Print the records below exactly, from the line containing "Convert this chart" down to the line containing "import seaborn as sns", both lines included, and omit every picture.

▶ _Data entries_
_ _ _ _ _
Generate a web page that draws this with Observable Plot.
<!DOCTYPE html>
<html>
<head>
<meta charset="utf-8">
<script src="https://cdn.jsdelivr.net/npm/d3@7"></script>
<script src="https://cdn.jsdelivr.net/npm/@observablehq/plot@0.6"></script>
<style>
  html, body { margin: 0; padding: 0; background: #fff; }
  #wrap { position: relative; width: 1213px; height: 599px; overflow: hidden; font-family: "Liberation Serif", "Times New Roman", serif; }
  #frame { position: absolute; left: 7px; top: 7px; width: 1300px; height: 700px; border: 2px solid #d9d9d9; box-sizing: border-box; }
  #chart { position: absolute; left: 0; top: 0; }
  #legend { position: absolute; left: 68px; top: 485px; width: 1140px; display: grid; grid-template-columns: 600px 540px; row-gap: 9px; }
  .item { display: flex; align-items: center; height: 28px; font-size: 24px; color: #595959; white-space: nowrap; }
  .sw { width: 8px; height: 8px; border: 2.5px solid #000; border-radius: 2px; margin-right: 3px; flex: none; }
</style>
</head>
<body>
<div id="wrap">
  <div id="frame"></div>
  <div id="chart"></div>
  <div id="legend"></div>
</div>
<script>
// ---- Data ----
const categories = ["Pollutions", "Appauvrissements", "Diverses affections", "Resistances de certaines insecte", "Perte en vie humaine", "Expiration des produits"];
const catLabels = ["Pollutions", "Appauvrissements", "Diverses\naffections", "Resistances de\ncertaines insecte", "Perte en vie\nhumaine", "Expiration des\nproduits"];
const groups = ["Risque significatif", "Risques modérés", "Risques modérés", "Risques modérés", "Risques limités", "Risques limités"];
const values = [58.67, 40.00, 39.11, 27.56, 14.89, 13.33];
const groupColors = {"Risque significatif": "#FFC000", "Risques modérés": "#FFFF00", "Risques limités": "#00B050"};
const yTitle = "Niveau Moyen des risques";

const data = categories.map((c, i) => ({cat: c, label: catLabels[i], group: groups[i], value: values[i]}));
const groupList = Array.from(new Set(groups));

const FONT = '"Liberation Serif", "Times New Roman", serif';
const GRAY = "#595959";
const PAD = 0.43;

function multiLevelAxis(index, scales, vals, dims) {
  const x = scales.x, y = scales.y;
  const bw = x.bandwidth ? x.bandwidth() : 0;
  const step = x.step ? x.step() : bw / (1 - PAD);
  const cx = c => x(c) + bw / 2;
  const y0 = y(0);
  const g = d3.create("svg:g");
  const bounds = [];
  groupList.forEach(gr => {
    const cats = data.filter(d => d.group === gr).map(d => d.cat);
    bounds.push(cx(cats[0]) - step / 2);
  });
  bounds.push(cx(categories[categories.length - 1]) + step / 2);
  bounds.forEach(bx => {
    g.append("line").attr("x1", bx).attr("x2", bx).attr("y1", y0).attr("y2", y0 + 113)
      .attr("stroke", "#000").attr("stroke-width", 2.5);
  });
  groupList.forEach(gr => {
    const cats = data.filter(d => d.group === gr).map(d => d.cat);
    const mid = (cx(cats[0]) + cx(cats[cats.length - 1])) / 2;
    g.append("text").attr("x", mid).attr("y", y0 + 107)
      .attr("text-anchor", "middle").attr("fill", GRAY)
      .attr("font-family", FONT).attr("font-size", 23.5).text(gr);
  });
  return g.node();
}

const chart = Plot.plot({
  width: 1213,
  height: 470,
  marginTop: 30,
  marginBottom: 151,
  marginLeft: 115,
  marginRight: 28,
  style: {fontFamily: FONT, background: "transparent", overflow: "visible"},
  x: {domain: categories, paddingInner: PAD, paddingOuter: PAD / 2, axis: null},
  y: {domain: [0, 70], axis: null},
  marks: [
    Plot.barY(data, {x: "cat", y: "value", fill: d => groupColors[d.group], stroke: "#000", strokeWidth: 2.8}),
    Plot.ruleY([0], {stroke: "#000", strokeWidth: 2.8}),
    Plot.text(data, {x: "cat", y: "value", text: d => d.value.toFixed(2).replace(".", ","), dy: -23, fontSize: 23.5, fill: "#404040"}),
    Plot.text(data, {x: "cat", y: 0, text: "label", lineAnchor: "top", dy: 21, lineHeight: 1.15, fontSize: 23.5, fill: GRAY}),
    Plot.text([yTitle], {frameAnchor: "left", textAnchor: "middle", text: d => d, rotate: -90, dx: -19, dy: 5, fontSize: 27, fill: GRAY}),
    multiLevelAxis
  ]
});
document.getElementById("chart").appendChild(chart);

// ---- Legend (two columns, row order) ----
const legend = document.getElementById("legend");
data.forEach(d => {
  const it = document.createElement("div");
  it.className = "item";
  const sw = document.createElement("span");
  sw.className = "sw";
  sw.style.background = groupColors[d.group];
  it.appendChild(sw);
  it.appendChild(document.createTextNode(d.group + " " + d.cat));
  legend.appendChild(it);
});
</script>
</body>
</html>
_ _ _ _ _
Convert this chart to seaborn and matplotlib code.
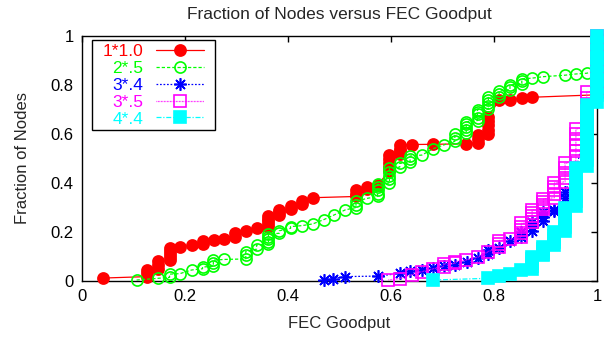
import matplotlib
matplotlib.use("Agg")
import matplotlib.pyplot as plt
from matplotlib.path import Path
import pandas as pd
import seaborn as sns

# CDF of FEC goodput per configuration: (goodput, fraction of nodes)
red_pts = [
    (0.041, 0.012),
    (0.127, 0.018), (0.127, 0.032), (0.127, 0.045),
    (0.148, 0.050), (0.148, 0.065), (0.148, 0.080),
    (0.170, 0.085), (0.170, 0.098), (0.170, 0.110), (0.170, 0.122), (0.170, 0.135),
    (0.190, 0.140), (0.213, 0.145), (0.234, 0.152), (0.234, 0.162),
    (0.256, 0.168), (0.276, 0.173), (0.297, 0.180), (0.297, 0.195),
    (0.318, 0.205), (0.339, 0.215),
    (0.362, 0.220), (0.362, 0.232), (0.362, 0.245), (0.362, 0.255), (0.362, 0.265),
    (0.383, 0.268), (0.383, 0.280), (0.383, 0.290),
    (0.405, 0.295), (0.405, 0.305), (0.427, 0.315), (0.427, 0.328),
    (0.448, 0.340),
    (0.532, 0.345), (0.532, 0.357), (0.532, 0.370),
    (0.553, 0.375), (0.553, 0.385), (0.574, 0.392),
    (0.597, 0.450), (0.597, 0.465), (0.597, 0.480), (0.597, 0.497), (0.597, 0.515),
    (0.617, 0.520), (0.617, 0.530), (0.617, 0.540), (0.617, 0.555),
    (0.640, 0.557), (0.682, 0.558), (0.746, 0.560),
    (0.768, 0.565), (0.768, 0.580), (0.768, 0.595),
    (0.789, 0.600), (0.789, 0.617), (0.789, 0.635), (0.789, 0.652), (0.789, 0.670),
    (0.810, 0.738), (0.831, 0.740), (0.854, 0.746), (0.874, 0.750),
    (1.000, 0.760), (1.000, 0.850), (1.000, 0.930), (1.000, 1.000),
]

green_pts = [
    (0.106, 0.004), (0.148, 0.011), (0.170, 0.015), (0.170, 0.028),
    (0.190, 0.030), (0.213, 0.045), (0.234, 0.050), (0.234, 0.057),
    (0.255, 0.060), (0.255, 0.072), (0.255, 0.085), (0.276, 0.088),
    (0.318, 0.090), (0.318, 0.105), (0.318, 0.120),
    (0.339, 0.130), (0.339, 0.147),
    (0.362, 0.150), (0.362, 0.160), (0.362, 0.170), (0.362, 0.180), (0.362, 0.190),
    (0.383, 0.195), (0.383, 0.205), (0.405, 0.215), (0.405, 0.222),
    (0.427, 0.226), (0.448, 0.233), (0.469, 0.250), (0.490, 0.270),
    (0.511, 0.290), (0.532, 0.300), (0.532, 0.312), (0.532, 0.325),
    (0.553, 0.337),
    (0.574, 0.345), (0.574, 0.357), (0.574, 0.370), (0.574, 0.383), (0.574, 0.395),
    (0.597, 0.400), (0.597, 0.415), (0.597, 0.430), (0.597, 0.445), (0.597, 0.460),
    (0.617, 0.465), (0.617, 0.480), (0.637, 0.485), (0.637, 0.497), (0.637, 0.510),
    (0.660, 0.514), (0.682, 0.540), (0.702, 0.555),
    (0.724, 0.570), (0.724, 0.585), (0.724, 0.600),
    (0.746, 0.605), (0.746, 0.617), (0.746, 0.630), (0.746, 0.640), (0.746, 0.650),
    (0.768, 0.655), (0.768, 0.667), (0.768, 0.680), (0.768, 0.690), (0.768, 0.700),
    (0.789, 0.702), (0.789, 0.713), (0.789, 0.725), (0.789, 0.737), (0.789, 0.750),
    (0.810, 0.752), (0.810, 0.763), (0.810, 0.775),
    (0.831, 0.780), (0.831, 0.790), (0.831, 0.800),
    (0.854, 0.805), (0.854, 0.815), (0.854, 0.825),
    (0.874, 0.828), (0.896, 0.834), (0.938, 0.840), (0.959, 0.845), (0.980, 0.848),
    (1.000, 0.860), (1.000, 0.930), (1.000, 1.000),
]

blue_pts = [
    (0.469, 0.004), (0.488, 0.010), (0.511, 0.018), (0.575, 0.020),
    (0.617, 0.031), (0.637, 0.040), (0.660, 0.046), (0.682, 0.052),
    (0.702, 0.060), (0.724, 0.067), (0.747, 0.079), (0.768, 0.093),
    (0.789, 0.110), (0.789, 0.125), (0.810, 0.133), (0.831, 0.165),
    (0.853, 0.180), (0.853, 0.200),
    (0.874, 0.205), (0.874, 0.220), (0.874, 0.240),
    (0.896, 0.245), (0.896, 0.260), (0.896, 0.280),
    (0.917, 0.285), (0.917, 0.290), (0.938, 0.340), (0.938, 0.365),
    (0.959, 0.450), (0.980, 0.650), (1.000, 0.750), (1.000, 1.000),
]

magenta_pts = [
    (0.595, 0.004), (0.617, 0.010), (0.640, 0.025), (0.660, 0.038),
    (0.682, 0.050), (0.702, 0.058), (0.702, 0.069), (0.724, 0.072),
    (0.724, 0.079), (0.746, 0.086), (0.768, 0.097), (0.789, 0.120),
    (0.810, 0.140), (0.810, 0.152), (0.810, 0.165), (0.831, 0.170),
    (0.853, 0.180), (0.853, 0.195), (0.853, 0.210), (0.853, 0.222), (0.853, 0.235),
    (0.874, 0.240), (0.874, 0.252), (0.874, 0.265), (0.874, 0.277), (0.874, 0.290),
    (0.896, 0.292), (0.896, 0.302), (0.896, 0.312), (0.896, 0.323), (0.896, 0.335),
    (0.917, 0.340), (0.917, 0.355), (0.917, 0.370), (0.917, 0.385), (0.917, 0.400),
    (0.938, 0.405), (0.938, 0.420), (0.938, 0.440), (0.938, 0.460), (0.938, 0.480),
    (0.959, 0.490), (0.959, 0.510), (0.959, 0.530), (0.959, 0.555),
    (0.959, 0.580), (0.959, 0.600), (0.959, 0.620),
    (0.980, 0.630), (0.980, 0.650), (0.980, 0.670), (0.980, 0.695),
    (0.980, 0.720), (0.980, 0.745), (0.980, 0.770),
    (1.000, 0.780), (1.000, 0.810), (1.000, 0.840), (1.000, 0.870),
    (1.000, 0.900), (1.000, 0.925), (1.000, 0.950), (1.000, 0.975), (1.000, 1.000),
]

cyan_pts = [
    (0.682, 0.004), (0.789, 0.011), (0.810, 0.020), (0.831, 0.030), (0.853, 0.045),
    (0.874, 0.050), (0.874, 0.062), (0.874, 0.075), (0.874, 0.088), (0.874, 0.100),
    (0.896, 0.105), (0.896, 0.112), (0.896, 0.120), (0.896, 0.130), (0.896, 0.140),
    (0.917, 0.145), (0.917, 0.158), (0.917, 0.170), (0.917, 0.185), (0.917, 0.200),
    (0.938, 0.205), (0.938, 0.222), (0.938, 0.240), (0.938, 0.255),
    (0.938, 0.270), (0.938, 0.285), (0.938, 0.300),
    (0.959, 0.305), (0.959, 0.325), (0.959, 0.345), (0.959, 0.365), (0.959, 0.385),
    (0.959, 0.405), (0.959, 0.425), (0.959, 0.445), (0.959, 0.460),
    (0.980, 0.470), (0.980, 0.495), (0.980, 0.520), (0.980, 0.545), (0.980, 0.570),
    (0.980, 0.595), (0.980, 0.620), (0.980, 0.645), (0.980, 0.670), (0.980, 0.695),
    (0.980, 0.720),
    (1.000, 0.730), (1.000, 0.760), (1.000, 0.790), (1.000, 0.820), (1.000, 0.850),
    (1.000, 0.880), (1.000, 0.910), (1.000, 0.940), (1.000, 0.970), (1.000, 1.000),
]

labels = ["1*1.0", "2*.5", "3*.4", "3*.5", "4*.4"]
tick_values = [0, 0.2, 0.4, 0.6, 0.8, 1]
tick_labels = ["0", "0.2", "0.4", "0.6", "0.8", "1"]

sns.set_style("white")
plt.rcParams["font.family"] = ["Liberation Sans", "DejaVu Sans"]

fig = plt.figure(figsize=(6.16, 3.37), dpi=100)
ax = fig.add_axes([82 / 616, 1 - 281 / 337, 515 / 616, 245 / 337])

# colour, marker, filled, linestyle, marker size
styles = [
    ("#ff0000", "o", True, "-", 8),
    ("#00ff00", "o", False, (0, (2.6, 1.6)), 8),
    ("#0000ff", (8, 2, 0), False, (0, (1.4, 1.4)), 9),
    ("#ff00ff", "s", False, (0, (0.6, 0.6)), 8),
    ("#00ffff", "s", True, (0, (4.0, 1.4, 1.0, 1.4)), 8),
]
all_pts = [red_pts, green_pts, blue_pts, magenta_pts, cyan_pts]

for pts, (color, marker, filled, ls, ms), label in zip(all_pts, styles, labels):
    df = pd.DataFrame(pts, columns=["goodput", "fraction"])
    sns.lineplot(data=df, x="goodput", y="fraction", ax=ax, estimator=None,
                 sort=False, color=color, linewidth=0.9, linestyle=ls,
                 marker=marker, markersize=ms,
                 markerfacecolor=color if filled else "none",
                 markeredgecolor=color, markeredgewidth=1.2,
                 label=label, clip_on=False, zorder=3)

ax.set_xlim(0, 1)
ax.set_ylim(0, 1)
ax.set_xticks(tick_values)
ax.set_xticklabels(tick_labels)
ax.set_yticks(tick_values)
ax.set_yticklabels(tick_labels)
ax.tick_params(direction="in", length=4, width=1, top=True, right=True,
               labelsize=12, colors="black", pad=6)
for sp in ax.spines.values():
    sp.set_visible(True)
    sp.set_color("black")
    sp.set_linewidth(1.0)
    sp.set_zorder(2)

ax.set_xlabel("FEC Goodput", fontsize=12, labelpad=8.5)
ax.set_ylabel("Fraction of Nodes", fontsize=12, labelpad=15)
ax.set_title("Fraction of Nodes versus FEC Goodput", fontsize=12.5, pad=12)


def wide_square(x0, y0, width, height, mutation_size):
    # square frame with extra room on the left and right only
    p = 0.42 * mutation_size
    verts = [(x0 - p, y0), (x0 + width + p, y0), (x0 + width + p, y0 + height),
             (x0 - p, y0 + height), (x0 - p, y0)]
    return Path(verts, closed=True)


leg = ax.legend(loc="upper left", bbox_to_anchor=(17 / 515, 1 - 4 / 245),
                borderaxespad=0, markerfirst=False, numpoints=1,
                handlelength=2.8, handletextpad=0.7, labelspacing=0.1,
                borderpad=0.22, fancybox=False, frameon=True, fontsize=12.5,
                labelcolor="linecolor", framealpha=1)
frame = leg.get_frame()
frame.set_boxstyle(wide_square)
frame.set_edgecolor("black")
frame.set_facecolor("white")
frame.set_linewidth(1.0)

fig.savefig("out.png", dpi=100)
_ _ _ _ _
▶ _FULL RESPONSE_
Convert this chart to seaborn and matplotlib code.
import matplotlib
matplotlib.use("Agg")
import matplotlib.pyplot as plt
from matplotlib.path import Path
import pandas as pd
import seaborn as sns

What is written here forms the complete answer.